Вообще, судя по только сейчас напечатанным статьям из архива Зданевича, он мало что понимал в других людях. Ему казалось, что Поплавскому важно, чтоб его издали не буржуа, а они с Сергеем Ромовым. Но Ромов уехал в Россию, не заплатив типографии, а ведь оставались (как сообщает Зданевич небрежно) какие-то деньги от «Удара» (откуда были деньги для «Удара», Зданевич не сообщает). Зданевич пишет, что
Там вообще много обиженного вранья и намеков на происки реакционеров, в ненапечатанном некрологе Зданевича: кто-то «сумел помешать» продаже чего-то, кто-то «отказал в помощи» и «посоветовал попробовать героин». И вот пришлось Поплавскому издаваться у буржуазии (сборник, кстати, издала прекрасная женщина, госпожа Пумпянская, в Ревеле, она и раньше кого только ни благодетельствовала. Да и что там была за буржуазия? Эсеры?), пришлось променять Зданевича на героин.
Зданевич считал, что лучше быть «революционером» и не печататься вовсе. Но для Поплавского очень важно было издаваться. Единственная была моральная опора в его терзаниях: вот кусок из его романа, это напечатано, он издается… Это все очевидно из дневников Поплавского. Там — о творчестве, о Боге, о любви, о сексе и ничего о политике. Любопытно, что этот чуждый ему соблазн собратьев встать в колонны, найти твердую руку и опору (соблазн, искушавший французских и русских сюрреалистов, Арагона, Элюара, Бретона, Зданевича, Ромова, комсомольца Свечникова, юную Наталью Столярову и бородатых евразийских идеалистов — имя им легион) первым среди русских художников ощутил честный дадаист из Бугуруслана Сергей Шаршун. В одном из своих «листочков», у которых не было читателей, но зато и цензоров не было тоже, — в «Перевозе Дада № 7» (написанном вместе с М. Струве), он воззвал к своим друзьям-авангардистам из группы «Через», спросив их без обиняков и вполне трезво: «Божнев, Свечников, Туган-Барановский, Поплавский, Зданевич и пр., а когда с… ходите, тоже разрешения в Наркомпросе спрашиваете?».

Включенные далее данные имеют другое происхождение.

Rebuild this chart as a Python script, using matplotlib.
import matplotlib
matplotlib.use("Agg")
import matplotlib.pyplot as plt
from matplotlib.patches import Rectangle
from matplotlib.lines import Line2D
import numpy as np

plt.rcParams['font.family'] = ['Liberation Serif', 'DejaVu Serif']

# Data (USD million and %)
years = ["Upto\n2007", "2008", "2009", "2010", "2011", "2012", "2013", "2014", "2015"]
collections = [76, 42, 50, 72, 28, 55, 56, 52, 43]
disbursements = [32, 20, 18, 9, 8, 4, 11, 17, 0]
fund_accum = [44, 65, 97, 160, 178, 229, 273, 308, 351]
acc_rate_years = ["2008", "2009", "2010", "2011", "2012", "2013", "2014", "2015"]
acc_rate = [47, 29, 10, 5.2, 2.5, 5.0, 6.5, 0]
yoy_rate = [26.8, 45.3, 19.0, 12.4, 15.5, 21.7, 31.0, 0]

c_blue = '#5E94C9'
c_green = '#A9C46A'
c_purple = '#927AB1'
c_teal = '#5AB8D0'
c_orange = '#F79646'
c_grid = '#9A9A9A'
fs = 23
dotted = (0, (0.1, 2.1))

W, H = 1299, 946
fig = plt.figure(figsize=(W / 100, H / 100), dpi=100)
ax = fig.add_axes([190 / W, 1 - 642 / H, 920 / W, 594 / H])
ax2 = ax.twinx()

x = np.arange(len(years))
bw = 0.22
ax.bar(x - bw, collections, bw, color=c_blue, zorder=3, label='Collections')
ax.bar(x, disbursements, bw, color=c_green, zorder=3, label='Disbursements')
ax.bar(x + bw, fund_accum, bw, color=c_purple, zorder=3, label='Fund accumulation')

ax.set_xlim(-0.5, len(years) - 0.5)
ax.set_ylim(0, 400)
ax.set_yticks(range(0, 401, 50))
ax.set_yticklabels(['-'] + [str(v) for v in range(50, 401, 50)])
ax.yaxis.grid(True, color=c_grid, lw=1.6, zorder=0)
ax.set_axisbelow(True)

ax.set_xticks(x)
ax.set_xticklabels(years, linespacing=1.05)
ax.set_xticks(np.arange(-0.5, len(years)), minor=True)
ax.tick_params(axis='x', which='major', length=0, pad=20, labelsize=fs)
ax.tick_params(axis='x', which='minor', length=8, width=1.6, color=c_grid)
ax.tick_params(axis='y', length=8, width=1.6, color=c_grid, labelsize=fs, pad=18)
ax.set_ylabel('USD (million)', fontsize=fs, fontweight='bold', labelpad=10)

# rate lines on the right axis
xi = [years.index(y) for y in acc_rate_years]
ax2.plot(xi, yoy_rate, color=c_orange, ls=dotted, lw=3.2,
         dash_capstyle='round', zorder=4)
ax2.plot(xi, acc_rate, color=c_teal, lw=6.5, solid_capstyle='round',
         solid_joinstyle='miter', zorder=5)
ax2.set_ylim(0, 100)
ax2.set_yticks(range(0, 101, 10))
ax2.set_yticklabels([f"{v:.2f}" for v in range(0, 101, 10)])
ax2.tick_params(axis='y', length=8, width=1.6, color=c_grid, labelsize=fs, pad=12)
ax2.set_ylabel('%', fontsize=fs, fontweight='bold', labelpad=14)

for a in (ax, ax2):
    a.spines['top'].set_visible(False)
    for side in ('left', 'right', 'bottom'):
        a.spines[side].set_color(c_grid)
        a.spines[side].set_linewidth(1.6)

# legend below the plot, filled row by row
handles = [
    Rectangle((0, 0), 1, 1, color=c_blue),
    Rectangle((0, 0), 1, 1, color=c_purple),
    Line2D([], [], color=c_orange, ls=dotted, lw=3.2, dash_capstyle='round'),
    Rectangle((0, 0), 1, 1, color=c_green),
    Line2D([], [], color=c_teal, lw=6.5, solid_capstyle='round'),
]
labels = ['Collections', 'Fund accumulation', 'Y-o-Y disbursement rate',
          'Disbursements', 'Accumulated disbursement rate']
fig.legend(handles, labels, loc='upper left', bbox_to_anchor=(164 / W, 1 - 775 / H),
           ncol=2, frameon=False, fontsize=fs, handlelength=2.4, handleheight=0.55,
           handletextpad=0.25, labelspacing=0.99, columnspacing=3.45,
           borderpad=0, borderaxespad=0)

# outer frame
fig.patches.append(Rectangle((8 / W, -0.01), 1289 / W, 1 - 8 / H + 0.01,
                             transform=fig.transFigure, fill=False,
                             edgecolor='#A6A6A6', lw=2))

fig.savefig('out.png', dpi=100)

Борис Поплавский был художник, искусствовед, известный поэт и любовник. Ничего не сохранилось из его живописи, умерли все женщины, мало осталось статей и стихов, но очень много воспоминаний о нем — он был генератором идей, истинным мозговым трестом «незамеченного поколения»

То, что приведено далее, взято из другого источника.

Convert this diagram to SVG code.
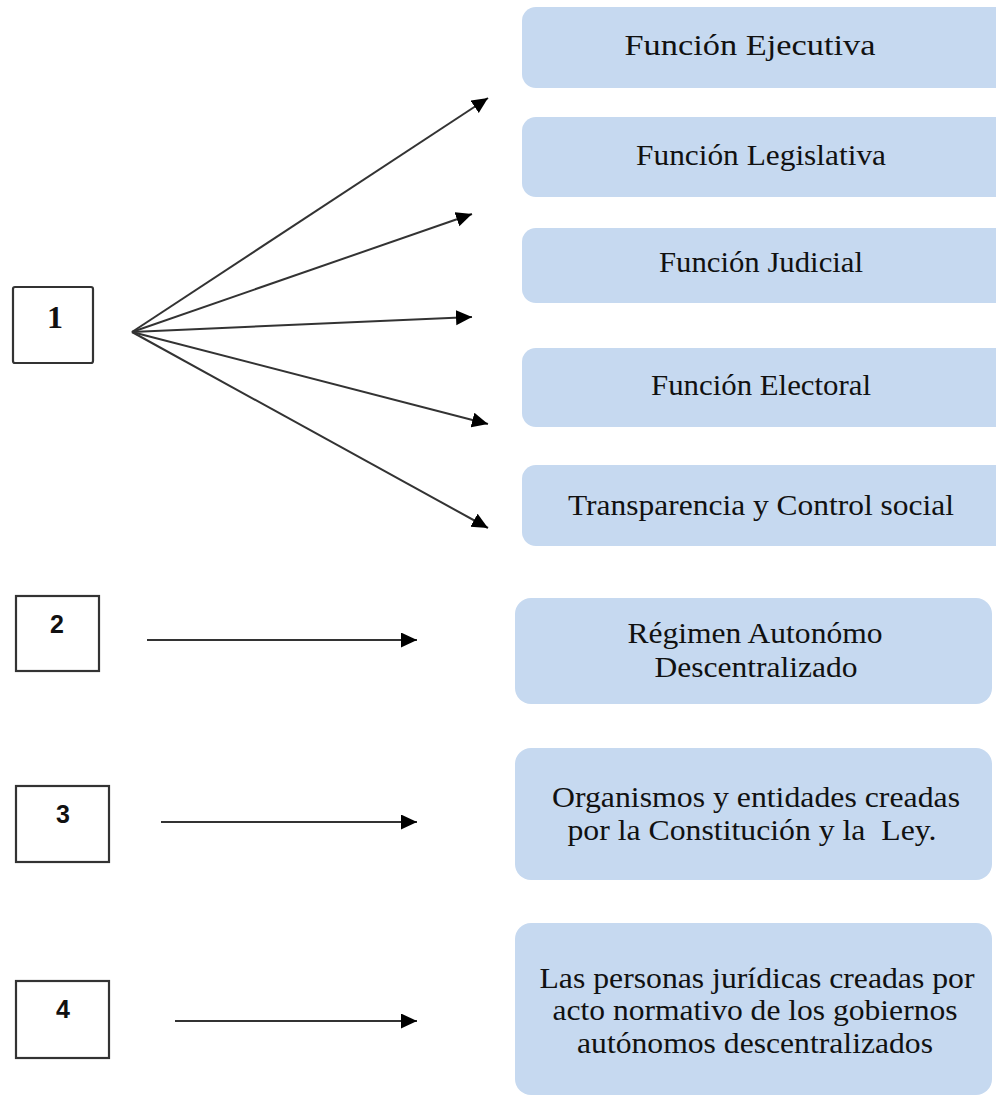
<svg xmlns="http://www.w3.org/2000/svg" width="996" height="1097" viewBox="0 0 996 1097">
<defs>
<marker id="ah" markerUnits="userSpaceOnUse" markerWidth="17" markerHeight="16" refX="16" refY="7.5" orient="auto">
<path d="M0,0 L16,7.5 L0,15 Z" fill="#000"/>
</marker>
</defs>
<style>
.box{fill:#c6d9f0}
.num{fill:#fff;stroke:#333;stroke-width:2.2}
.t{font-family:"Liberation Serif","Times New Roman",serif;font-size:29px;fill:#111;text-anchor:middle}
.n1{font-family:"Liberation Serif","Times New Roman",serif;font-size:32px;font-weight:bold;fill:#111;text-anchor:middle}
.n{font-family:"Liberation Sans",Arial,sans-serif;font-size:25px;font-weight:bold;fill:#111;text-anchor:middle}
.c line{stroke:#333;stroke-width:2;marker-end:url(#ah)}
</style>
<rect width="996" height="1097" fill="#fff"/>
<g id="n1"><rect class="num" x="13" y="287" width="80" height="76" rx="2"/><text class="n1" x="55" y="328">1</text></g>
<g id="n2"><rect class="num" x="16" y="596" width="83" height="75"/><text class="n" x="57" y="633">2</text></g>
<g id="n3"><rect class="num" x="16" y="786" width="93" height="76"/><text class="n" x="63" y="823">3</text></g>
<g id="n4"><rect class="num" x="16" y="981" width="93" height="77"/><text class="n" x="63" y="1018">4</text></g>
<g id="b1"><rect class="box" x="522" y="7" width="490" height="81" rx="14"/><text class="t" x="750" y="55" textLength="251" lengthAdjust="spacingAndGlyphs">Función Ejecutiva</text></g>
<g id="b2"><rect class="box" x="522" y="117" width="490" height="80" rx="14"/><text class="t" x="761" y="165" textLength="250" lengthAdjust="spacingAndGlyphs">Función Legislativa</text></g>
<g id="b3"><rect class="box" x="522" y="228" width="490" height="75" rx="14"/><text class="t" x="761" y="272" textLength="204" lengthAdjust="spacingAndGlyphs">Función Judicial</text></g>
<g id="b4"><rect class="box" x="522" y="348" width="490" height="79" rx="14"/><text class="t" x="761" y="395" textLength="220" lengthAdjust="spacingAndGlyphs">Función Electoral</text></g>
<g id="b5"><rect class="box" x="522" y="465" width="490" height="81" rx="14"/><text class="t" x="761" y="515" textLength="386" lengthAdjust="spacingAndGlyphs">Transparencia y Control social</text></g>
<g id="b6"><rect class="box" x="515" y="598" width="477" height="106" rx="16"/><text class="t" x="755" y="643" textLength="255" lengthAdjust="spacingAndGlyphs">Régimen Autonómo</text><text class="t" x="756" y="677" textLength="203" lengthAdjust="spacingAndGlyphs">Descentralizado</text></g>
<g id="b7"><rect class="box" x="515" y="748" width="477" height="132" rx="16"/><text class="t" x="756" y="807" textLength="408" lengthAdjust="spacingAndGlyphs">Organismos y entidades creadas</text><text class="t" x="752" y="840" textLength="369" lengthAdjust="spacingAndGlyphs">por la Constitución y la&#160; Ley.</text></g>
<g id="b8"><rect class="box" x="515" y="923" width="477" height="172" rx="16"/><text class="t" x="757" y="988" textLength="435" lengthAdjust="spacingAndGlyphs">Las personas jurídicas creadas por</text><text class="t" x="755" y="1020" textLength="405" lengthAdjust="spacingAndGlyphs">acto normativo de los gobiernos</text><text class="t" x="755" y="1053" textLength="356" lengthAdjust="spacingAndGlyphs">autónomos descentralizados</text></g>
<g id="connectors" class="c">
<line x1="132" y1="332" x2="488" y2="98"/>
<line x1="132" y1="332" x2="472" y2="214"/>
<line x1="132" y1="332" x2="472" y2="317"/>
<line x1="132" y1="332" x2="488" y2="424"/>
<line x1="132" y1="332" x2="488" y2="528"/>
<line x1="147" y1="640" x2="417" y2="640"/>
<line x1="161" y1="822" x2="417" y2="822"/>
<line x1="175" y1="1021" x2="417" y2="1021"/>
</g>
</svg>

И с ситуацией в «таинственной» Совдепии Шаршун рано разобрался — недаром пообщался с приезжими русскими в Берлине. И рано сделал выводы. Василий Яновский вспоминает: «Мы жили в бессознательном, вещем страхе — потери (речь идет о страхе потерять Париж и монпарнасскую свободу. — Б. Н.)! Недаром Шаршун, одновременно шершавый и без кожи, описывал в диких бредовых открытках, как его высылают из Франции и везут к границе СССР».
Конечно, художники постарше, пограмотней, вроде Георгия Лукомского, уже в то время поняли, что и высокий совдеповский покровитель авангарда, народный комиссар просвещения Луначарский, ходит на коротком поводке. Лукомский с большой проницательностью отметил это в речи Луначарского уже в 1926 году: «Мы узнаем, таким образом, что в Советском Союзе требуется искусство простое, ясное, понятное всем, искусство, отражающее социалистические идеи, новый быт, новое мировоззрение».
Но вот ведь и просоветский дадаист Шаршун учуял запах неволи и жесткий хозяйский ошейник, разглядел лебезящие маневры былых собратьев и спросил у них обо всем напрямоту.
С годами и не думавший о политике молодой Поплавский во всем разобрался. Читая в середине 30-х годов дневник своей возлюбленной, парижской комсомолки Наташи Столяровой, он без труда узнает в ее душе этот унизительный «отказ от свободы»: «…только рабские фразы, от которых каждый раз вздрагиваю, — скорее брезгливо, чем ревниво, и так больно понимаю, почему ей нравится „СССР“ и тяжкая лапа всеми принятого отказа от свободы, — во всем этом есть неподмытая баба, целующая руку, которая ее только что побила.